Géorgie : RSF demande le réexamen du verdict condamnant le directeur d’une chaîne de télévision d’opposition à une peine de prison

Le directeur de la chaîne d'opposition Mtavari Arkhi TV a été condamné à trois ans et demi de prison pour “abus de pouvoir”. Reporters sans frontières (RSF) s’inquiète des menaces croissantes à l’encontre des médias géorgiens indépendants et d’opposition et demande le réexamen de ce verdict sans précédent en Géorgie, vraisemblablement politiquement motivé. 

 

C’est la première fois qu’un dirigeant d’un média proche de l’opposition est condamné à une peine de prison en Géorgie. Jugé coupable d’avoir causé des dommages matériels à la chaîne Rustavi 2 TV qu'il a dirigé pendant huit ans, Nika Gvaramia, a écopé de trois ans et demi d’emprisonnement le 16 mai à Tbilissi, la capitale. Aujourd’hui directeur de la chaîne d’opposition Mtavari Arkhi TV qu’il a fondée en 2019, il nie les accusations d’utilisation de fonds destinés à Rustavi 2 TV à des fins personnelles et envisage de faire appel de la décision. 

“La sévérité du verdict, sur un fondement douteux, suggère une affaire politiquement motivée, visant à affaiblir un média d'opposition, affirme Jeanne Cavelier, responsable du bureau Europe de l’Est et Asie centrale de RSF. Ces dernières années, les autorités géorgiennes ont non seulement démontré une certaine passivité face aux attaques contre la liberté de la presse, mais aussi une volonté d’entraver le travail de journalistes d’opposition. Nous appelons le tribunal à réexaminer immédiatement l’affaire contre Nika Gvaramia en toute indépendance et nous demandons aux autorités de respecter leurs engagements internationaux de garantir un environnement sûr pour tous les médias en Géorgie.”
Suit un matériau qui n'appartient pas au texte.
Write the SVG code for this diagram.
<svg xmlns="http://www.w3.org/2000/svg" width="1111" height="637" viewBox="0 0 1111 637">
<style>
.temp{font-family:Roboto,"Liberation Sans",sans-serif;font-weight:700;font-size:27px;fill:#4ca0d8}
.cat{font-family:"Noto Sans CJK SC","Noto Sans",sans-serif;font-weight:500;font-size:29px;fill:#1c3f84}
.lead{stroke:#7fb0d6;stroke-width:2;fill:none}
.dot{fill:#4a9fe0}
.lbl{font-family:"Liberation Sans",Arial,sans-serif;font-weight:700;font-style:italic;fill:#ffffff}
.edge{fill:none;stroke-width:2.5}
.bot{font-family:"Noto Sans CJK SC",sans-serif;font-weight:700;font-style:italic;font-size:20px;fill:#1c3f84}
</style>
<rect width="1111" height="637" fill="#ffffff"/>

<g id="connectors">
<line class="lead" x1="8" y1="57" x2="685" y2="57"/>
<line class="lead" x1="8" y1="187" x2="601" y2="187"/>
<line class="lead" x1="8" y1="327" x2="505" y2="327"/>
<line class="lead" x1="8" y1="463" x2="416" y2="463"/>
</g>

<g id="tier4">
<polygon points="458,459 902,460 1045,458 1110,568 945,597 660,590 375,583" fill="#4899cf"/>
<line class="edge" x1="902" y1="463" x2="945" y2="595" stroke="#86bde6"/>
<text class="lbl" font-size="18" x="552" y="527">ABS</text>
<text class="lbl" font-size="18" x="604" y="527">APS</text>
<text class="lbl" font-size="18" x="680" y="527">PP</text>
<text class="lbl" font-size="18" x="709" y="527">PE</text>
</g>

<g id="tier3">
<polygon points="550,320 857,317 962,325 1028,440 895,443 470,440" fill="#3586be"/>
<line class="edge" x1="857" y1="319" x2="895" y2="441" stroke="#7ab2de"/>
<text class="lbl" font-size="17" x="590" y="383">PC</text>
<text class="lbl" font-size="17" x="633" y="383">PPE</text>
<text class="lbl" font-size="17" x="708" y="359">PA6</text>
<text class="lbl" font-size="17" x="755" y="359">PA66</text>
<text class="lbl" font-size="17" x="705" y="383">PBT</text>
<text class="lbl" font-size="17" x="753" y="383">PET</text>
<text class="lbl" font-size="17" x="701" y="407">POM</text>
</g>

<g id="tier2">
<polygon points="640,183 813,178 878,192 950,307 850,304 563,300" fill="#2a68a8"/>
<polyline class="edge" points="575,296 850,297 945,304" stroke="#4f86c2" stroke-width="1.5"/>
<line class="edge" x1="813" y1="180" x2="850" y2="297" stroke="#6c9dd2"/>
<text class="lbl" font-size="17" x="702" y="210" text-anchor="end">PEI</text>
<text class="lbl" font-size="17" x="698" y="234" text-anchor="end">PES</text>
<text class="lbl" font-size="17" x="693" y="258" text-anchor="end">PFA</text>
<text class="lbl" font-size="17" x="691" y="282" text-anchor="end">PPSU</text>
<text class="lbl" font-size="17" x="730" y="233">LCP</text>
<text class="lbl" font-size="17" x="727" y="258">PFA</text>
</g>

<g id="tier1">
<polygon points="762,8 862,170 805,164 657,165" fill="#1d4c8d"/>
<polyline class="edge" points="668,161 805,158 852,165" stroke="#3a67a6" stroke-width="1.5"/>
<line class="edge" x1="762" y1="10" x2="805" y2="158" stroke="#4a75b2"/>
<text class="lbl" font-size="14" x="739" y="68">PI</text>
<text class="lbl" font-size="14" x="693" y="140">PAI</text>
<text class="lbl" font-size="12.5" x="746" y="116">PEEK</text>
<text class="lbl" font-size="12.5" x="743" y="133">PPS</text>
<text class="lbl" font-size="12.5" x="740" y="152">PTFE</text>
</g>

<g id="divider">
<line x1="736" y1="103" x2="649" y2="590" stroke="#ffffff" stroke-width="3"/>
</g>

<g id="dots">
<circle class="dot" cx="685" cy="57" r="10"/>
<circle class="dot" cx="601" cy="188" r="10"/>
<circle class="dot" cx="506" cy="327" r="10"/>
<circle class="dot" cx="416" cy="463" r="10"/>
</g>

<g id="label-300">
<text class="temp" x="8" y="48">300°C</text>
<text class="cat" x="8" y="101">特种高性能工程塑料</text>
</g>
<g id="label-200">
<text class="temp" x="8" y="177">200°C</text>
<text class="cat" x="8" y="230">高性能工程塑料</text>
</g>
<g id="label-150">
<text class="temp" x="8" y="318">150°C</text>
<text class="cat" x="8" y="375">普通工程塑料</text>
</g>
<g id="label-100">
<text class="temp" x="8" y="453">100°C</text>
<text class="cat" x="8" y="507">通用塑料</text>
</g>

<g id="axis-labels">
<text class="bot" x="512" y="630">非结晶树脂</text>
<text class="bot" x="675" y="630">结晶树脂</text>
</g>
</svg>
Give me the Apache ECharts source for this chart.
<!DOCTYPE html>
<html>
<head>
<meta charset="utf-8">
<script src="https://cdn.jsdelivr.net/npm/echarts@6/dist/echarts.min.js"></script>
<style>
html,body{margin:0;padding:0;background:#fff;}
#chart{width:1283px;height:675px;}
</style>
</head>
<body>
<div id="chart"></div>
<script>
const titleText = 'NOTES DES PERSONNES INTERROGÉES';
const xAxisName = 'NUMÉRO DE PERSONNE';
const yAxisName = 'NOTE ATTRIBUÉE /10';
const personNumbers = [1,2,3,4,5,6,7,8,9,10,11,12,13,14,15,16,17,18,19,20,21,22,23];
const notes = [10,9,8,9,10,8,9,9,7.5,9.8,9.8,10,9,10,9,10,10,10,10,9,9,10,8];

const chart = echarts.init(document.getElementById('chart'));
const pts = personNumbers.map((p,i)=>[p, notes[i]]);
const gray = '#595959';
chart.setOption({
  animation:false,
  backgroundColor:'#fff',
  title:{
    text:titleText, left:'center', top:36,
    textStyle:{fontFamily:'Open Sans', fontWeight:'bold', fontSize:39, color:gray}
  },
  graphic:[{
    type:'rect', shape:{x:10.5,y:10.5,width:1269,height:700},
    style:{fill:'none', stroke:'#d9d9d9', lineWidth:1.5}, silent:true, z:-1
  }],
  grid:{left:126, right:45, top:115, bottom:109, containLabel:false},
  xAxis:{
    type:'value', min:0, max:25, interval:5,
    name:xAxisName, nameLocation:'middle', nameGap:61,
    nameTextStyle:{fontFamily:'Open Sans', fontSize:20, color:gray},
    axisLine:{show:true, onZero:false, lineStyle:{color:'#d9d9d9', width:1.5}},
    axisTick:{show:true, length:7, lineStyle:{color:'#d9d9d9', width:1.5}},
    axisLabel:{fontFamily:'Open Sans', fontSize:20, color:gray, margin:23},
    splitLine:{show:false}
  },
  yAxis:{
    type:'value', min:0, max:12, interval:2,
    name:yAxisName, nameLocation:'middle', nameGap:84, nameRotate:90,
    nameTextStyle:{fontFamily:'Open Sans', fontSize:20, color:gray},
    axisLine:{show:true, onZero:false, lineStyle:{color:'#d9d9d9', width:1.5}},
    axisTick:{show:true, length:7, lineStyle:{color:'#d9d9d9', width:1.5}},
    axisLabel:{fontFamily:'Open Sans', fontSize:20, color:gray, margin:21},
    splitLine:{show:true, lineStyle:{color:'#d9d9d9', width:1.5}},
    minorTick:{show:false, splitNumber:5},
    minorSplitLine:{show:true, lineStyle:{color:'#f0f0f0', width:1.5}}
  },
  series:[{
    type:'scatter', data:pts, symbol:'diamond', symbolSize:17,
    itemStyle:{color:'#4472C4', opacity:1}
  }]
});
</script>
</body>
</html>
Selon l'enquête, Nika Gvamaria, directeur de la chaîne Rustavi 2 à l'époque, a conclu un accord avec le constructeur automobile Porsche en 2015 pour acquérir une voiture de luxe en échange d'une campagne publicitaire pour la marque. Cela aurait entraîné des pertes financières pour la chaîne. Or, même si ces faits étaient avérés, sa responsabilité pénale n’aurait pas dû être engagée, selon le défenseur public de Géorgie, élu par le Parlement. Celui-ci a conclu, après analyse de l’affaire, que les motifs de poursuites avancés dans l’enquête étaient insuffisants. 

Média critique du pouvoir à la plus forte audience en Géorgie, Mtavari Arkhi TV continue d’émettre malgré les difficultés et les pressions. Nika Gvaramia, qui est également l’avocat de l’ancien président géorgien Mikheil Saakachvili aujourd'hui emprisonné, sera remplacé par son adjoint, le journaliste Giorgi Gabounia et par le juriste Dimitri Sadzaglichvili, qui se partageront les fonctions de directeur général. La chaîne est régulièrement la cible d’attaques de la part des autorités. Ainsi, en novembre 2021, Mtavari Arkhi TV a été condamnée à une amende de 111 303 Lari (36 469 euros) pour avoir diffusé des vidéos de soutien à Mikheil Saakashvili, un opposant au parti au pouvoir Rêve Géorgien. Les représentants de ce parti, comme la vice-première ministre et ministre de la Culture Tea Tsouloukiani ou le maire de Tbilissi Kakha Kaladze, n’ont pas hésité à s’en prendre, l’an dernier, à des journalistes de la chaîne, alors qu’ils étaient en reportage.